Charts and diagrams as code
--- START ---
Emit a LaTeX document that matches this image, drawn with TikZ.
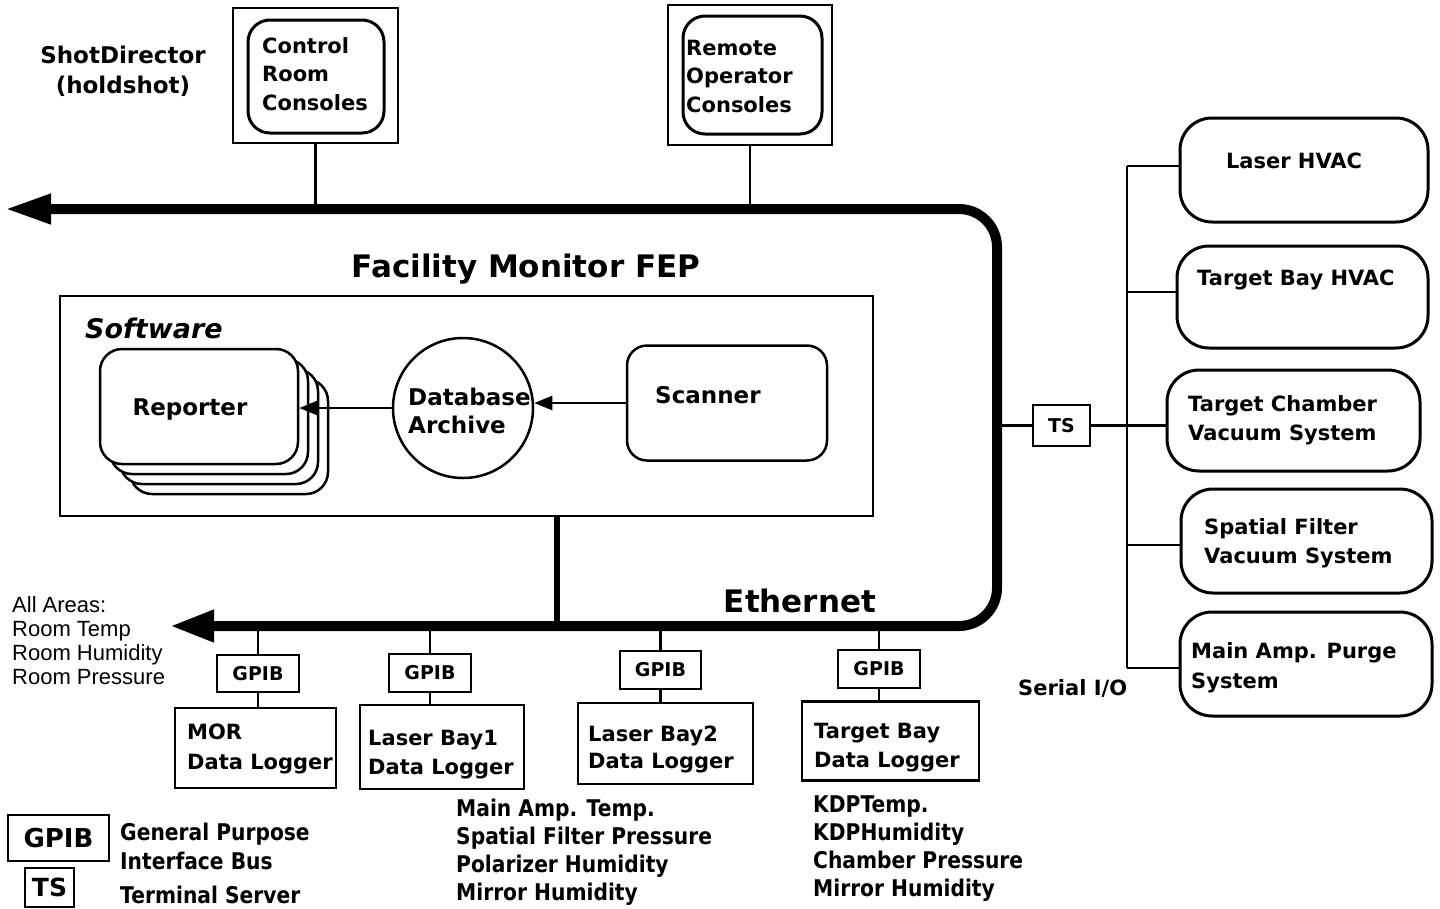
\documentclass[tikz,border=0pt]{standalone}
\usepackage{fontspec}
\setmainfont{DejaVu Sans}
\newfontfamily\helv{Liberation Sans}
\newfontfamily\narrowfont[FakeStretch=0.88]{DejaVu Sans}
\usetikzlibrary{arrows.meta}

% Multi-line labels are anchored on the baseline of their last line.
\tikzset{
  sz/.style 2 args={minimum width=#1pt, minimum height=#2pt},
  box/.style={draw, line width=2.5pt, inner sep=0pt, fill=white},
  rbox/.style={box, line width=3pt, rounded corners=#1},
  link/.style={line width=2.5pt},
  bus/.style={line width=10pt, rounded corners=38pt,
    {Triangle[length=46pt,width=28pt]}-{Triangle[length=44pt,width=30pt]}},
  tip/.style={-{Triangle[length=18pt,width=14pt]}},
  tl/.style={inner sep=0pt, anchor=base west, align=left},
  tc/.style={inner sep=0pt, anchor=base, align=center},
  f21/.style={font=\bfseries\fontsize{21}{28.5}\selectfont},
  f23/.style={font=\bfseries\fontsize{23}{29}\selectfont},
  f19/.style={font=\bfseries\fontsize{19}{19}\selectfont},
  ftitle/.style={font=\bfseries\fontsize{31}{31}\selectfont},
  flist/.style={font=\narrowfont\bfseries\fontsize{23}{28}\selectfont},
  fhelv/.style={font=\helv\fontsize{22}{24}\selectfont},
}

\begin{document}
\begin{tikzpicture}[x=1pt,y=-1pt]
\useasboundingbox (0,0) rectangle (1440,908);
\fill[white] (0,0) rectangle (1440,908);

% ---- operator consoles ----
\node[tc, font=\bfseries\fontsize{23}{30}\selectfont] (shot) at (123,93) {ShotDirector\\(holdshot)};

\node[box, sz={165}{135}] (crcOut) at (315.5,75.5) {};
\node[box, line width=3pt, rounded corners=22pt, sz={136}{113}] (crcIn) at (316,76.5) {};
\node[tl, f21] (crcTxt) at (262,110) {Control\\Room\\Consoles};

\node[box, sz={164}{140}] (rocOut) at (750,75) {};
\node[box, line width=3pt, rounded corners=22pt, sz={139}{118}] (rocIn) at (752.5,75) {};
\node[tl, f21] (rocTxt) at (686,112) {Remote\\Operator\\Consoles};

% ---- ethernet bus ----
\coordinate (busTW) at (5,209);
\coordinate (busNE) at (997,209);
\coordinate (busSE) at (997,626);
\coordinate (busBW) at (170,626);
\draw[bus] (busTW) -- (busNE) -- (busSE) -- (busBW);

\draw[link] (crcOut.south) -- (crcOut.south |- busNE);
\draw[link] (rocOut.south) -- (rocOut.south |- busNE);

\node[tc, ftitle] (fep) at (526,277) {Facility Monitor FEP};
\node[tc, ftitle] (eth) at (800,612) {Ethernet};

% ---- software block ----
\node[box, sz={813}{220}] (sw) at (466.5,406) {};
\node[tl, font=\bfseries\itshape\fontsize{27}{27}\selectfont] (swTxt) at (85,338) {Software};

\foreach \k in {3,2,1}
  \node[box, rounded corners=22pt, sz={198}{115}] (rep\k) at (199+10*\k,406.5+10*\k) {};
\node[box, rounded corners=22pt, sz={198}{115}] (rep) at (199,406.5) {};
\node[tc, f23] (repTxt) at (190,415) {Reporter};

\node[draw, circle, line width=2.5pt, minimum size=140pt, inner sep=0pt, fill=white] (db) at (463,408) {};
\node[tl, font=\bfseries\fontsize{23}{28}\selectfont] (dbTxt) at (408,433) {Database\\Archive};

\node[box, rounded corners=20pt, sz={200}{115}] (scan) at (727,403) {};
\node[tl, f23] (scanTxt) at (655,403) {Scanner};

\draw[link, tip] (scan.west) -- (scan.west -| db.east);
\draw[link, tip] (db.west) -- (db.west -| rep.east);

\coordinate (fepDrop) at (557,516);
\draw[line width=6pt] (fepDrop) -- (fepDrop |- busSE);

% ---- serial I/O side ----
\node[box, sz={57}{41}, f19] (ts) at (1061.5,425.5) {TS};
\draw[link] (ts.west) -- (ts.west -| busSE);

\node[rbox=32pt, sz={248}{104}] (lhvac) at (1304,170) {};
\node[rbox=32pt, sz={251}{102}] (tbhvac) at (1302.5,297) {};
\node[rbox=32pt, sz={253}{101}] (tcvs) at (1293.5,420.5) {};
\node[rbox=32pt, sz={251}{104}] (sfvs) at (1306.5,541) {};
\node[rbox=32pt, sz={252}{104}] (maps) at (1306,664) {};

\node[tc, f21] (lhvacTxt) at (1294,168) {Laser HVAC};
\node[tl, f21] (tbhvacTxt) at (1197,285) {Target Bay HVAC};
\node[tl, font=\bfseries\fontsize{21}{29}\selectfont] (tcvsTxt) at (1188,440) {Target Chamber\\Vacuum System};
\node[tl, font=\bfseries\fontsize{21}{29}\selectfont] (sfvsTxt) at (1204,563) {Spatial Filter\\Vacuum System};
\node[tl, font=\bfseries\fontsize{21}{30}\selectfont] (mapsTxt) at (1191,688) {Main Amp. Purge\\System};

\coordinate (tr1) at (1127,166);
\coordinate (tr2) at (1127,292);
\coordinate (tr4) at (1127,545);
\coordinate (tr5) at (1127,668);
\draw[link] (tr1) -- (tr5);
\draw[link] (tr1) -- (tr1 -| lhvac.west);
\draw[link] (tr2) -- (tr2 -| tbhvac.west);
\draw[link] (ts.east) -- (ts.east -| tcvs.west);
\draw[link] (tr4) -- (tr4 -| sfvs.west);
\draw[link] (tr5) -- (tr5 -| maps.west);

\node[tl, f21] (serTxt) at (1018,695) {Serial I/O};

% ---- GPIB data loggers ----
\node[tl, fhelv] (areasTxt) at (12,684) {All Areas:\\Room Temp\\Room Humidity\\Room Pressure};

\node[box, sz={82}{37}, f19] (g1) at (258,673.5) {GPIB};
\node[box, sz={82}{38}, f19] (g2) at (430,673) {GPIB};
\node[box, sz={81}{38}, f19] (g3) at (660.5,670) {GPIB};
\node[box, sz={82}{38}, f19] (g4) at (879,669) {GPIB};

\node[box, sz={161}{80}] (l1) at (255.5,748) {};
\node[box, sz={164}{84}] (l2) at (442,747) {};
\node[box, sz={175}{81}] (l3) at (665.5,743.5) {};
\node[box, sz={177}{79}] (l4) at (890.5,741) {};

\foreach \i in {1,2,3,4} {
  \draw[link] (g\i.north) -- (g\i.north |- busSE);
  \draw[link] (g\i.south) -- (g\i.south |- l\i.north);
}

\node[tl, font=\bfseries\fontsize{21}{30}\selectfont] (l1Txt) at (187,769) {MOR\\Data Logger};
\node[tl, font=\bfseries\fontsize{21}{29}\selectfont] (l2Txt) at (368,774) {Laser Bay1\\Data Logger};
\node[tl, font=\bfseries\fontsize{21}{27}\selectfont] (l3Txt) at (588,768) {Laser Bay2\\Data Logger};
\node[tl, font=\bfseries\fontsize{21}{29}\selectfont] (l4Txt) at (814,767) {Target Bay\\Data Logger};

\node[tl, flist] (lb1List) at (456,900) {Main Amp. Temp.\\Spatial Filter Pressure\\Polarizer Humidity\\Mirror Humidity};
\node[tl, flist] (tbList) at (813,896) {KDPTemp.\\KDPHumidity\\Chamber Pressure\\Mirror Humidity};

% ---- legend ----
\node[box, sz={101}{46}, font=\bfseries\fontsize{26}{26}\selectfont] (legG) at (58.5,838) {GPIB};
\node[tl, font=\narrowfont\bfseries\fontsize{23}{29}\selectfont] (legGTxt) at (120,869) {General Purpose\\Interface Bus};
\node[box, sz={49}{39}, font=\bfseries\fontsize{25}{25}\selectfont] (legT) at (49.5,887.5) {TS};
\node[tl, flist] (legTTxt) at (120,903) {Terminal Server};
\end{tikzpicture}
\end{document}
--- END ---
--- START ---
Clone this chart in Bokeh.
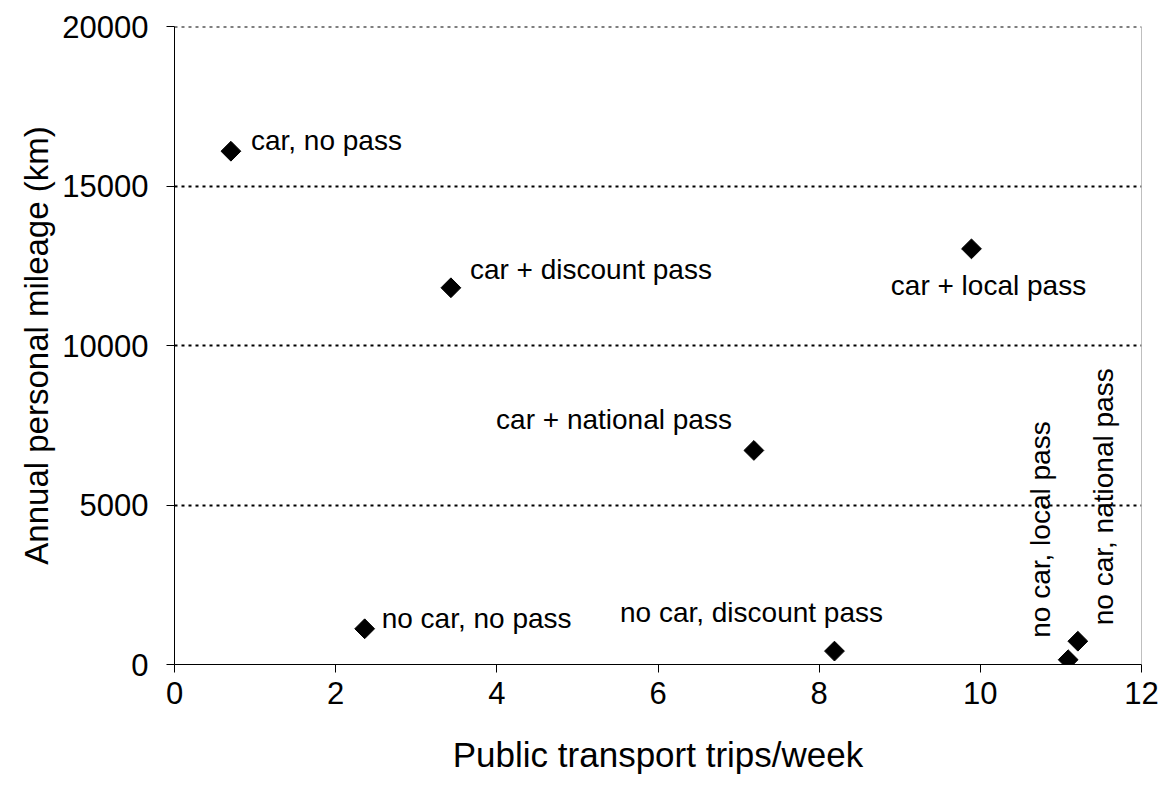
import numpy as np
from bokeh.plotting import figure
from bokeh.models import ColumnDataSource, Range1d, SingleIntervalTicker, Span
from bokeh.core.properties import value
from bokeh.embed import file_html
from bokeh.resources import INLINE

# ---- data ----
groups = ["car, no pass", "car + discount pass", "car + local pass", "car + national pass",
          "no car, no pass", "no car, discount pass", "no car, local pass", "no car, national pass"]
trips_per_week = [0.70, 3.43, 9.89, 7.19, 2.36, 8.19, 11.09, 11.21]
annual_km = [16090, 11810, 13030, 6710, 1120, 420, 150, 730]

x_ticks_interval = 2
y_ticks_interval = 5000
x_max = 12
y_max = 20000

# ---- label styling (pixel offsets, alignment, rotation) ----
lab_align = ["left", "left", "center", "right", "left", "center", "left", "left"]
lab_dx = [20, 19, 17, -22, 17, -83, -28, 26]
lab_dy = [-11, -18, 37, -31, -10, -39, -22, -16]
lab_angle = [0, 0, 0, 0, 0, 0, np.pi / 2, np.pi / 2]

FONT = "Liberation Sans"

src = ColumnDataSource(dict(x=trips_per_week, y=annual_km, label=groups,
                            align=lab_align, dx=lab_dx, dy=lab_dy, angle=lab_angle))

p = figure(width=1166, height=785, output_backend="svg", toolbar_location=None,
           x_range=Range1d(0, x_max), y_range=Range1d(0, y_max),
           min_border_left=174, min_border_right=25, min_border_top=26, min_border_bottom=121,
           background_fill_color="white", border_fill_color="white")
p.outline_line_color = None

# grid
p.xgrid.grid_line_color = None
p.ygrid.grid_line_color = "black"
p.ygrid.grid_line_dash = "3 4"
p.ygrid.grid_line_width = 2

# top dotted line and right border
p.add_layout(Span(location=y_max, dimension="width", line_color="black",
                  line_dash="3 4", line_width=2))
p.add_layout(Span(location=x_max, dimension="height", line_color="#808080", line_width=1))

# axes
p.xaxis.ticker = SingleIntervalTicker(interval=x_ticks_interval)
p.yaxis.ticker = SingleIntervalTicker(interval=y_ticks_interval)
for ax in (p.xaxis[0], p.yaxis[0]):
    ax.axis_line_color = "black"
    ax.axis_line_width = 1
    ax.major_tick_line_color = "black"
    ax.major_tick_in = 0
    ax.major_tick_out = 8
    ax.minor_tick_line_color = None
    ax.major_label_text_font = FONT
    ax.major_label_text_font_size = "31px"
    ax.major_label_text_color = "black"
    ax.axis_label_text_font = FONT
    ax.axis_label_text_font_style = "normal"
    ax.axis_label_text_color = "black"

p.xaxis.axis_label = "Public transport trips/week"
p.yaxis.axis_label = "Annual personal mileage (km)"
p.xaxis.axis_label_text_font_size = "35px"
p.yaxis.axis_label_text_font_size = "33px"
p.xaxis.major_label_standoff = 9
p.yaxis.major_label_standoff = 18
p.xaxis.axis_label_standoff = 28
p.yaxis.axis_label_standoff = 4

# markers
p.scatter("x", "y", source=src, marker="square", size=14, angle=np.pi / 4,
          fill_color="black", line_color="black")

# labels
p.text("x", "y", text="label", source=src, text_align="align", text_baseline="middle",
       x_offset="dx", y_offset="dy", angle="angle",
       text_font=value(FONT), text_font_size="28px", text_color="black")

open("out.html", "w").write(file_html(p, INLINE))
--- END ---
Given task: Look above for the line containing "Clone this chart in Bokeh.", then write out every line from there down to the line containing "from bokeh.resources import INLINE", that line included, with no pictures.

Task result:
Clone this chart in Bokeh.
import numpy as np
from bokeh.plotting import figure
from bokeh.models import ColumnDataSource, Range1d, SingleIntervalTicker, Span
from bokeh.core.properties import value
from bokeh.embed import file_html
from bokeh.resources import INLINE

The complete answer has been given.